The feeding device, i.e. the container 1, is connected to a transportation device 3 by means of a (not shown) opening in the bottom side of the container 1. The transportation device 3 is arranged for transporting pellet 2 in a direction indicated by an arrow in FIG. 1. According to the embodiment, the transportation device 3 consists of a vibration feeder, i.e. a vibrating chute, which transports the pellet forwards through vibrating to and fro in its longitudinal direction. For its operation, the vibration feeder 3 is connected, via an electrical connection 4, to a drive 5. This drive 5 comprises a voltage source that is functioning to provide an alternating current with a predetermined frequency. According to what will be described in detail below, this frequency can be tuned in dependence of the mechanical resonance frequency of the vibration feeder 3 in order to obtain optimum capacity (i.e. feeding speed) of the complete device. The drive 5 is in turn connected to an electronic control unit 6, by means of another electrical connection 7.
The pellet 2 is fed by the vibration feeder in the direction of the end portion 3 of the vibration feeder 3, at which a first container 8 is arranged for collecting the pellets falling over the crest constituted by the end portion of the vibration feeder 3.
Some distance above the vibration feeder 3, a detector 9 is arranged, preferably consisting of a CCD camera. With the aid of the detector 9, a scanning is performed, with the intention of detecting if any of the pellets passing below the detector 9 is defective, i.e. if any pellet contains e.g. a contamination particle, an air bubble or any non-homogeneity of the material.
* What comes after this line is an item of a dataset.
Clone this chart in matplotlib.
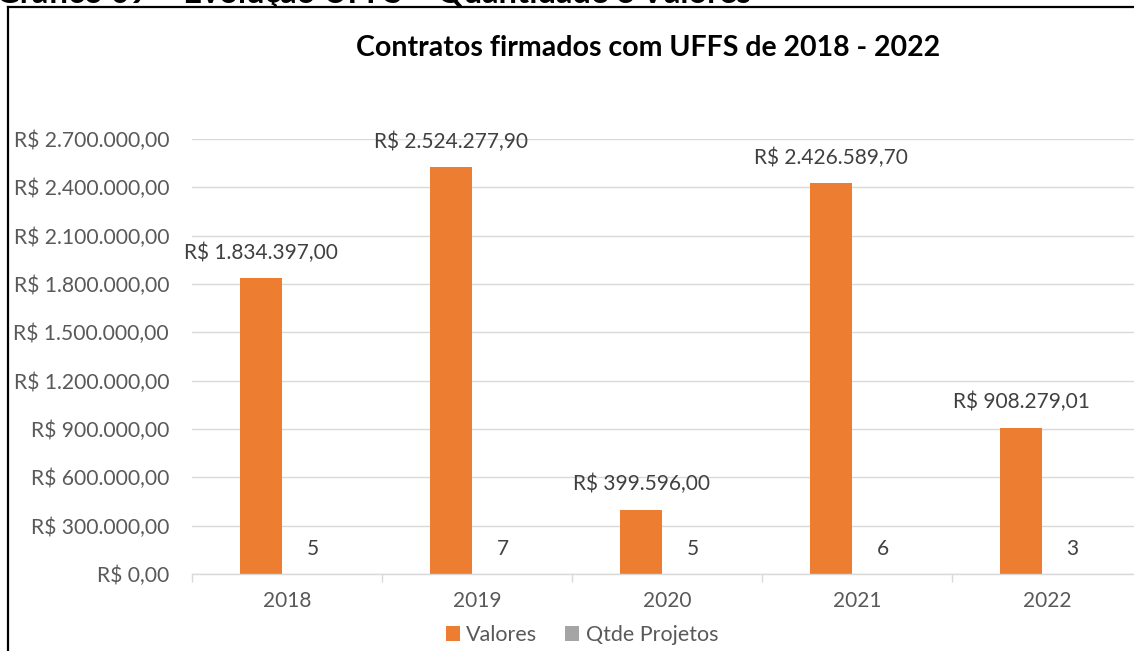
import matplotlib
matplotlib.use("Agg")
import matplotlib.pyplot as plt
from matplotlib.lines import Line2D
import numpy as np

years = ["2018", "2019", "2020", "2021", "2022"]
valores = [1834397.00, 2524277.90, 399596.00, 2426589.70, 908279.01]
qtde = [5, 7, 5, 6, 3]
yticks = [0, 300000, 600000, 900000, 1200000, 1500000, 1800000, 2100000, 2400000, 2700000]

plt.rcParams['font.family'] = ['Lato', 'DejaVu Sans']

def brl(v):
    s = f"{v:,.2f}"
    s = s.replace(",", "X").replace(".", ",").replace("X", ".")
    return "R$ " + s

W, H = 1134, 651
fig = plt.figure(figsize=(W / 100, H / 100), dpi=100)
ax = fig.add_axes([192 / W, 77 / H, 950 / W, (574 - 139) / H])

x = np.arange(len(years))
bw = 0.22
off = 0.135
orange = "#ed7d31"
gray = "#a5a5a5"
ax.bar(x - off, valores, width=bw, color=orange, label="Valores", zorder=3)
ax.bar(x + off, qtde, width=bw, color=gray, label="Qtde Projetos", zorder=3)

for xi, v in zip(x, valores):
    ax.annotate(brl(v), (xi - off, v), xytext=(0, 11), textcoords="offset points",
                ha="center", va="bottom", fontsize=15, color="#404040")
for xi, q in zip(x, qtde):
    ax.annotate(str(q), (xi + off, q), xytext=(0, 11), textcoords="offset points",
                ha="center", va="bottom", fontsize=15, color="#404040")

ax.set_xlim(-0.5, 4.5)
ax.set_ylim(0, 2700000)
ax.set_yticks(yticks)
ax.set_yticklabels([brl(v) for v in yticks], fontsize=15.2, color="#595959")
ax.tick_params(axis="y", length=0, pad=16.5)
ax.set_xticks(x)
ax.set_xticklabels(years, fontsize=15, color="#595959")
ax.set_xticks(np.arange(-0.5, 5.0, 1.0), minor=True)
ax.tick_params(axis="x", which="major", length=0, pad=12)
ax.tick_params(axis="x", which="minor", length=6, color="#d9d9d9", width=1)
ax.grid(axis="y", color="#d9d9d9", linewidth=1, zorder=0)
for s in ["top", "right", "left"]:
    ax.spines[s].set_visible(False)
ax.spines["bottom"].set_color("#d9d9d9")
ax.spines["bottom"].set_linewidth(1)
ax.spines["bottom"].set_zorder(4)

fig.text(648 / W, 1 - 48 / H, "Contratos firmados com UFFS de 2018 - 2022",
         ha="center", va="center", fontsize=20.5, fontweight="bold", color="black")

fig.legend(loc="center", bbox_to_anchor=(582 / W, 1 - 635 / H), ncol=2, frameon=False,
           fontsize=15.5, handlelength=0.65, handleheight=0.65, handletextpad=0.3,
           columnspacing=1.3, labelcolor="#595959")

# cropped heading at the top
fig.text(-4 / W, 1 - 3 / H, "Gráfico 09 – Evolução UFFS – Quantidade e Valores",
         ha="left", va="baseline", fontsize=23.5, fontweight="bold", color="black")

# frame border (left and top)
fig.add_artist(Line2D([8 / W, 8 / W], [0, 1 - 7 / H], color="black", linewidth=1.6,
                      transform=fig.transFigure))
fig.add_artist(Line2D([8 / W, 1], [1 - 7 / H, 1 - 7 / H], color="black", linewidth=1.6,
                      transform=fig.transFigure))

fig.savefig("out.png", dpi=100, facecolor="white")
The detector 9 is connected to the control unit 6 via a further electrical connection 10. The control unit 6 is functioning to receive a signal from the detector 9, which signal is representative of the image read by means of the detector 9. In this way, the control unit can determine if any pellet passing below the detector 9 is defective.
The detector 9 is positioned a small distance inside the end portion of the vibration feeder 3, for scanning the pellets 2 just before they reach this end portion. If the control unit 6 determines that any passing pellet is defective, this will entail an activation of a particular sorting-out device 11 in the form of a transversal array of nozzles for emitting compressed air. This sorting-out device 11, which is connected to the control unit 6 by a further electrical connection 12, is arranged below the end of the vibration feeder 3, transversal to its longitudinal direction. According to what will be described in detail below, the control unit 6 can activate the sorting-out device 11 when the discovered defective pellet passes the crest at the end portion of the vibration feeder 3. This can be calculated in the control unit 6 in dependence of the position of the detector 9 and in dependence of the speed with which the vibration feeder 3 is transporting the pellet 2. As the detector 9 is also functioning to detect in what transversal position of the vibration feeder 3 the defective pellet is located, the sorting-out device 11 can be activated (i.e. a certain nozzle can be activated) exactly when the defective pellet is passing the crest at the end portion of the vibration feeder 3. This activation will cause a correspondingly located air valve of the sorting-out device 11 to be actuated, causing the defective pellet to be influenced by an air stream and be carried to a second container 13 which is intended for defective pellets. This second container 13 is located adjacent to the first container 8 and is separated therefrom by means of a partition wall 14.
Referring to FIG. 2, which is a somewhat enlarged perspective view, showing the end portion of the vibration feeder 3 and the sorting-out device 11, one can gather how the pellets 2 are fed in the direction of the crest formed at the end portion of the vibration feeder 3. This is schematically indicated by a first pellet 2 a that is assumed to be faultless and that will thus fall down into the first container 8. Had the pellet instead been judged as being defective, the sorting-out device 11 would have been activated, in accordance with what has been described above, whereby air would have been fed through an air nozzle and in this way carried the pellet to the second container 13. This is schematically indicated at the reference number 2 b.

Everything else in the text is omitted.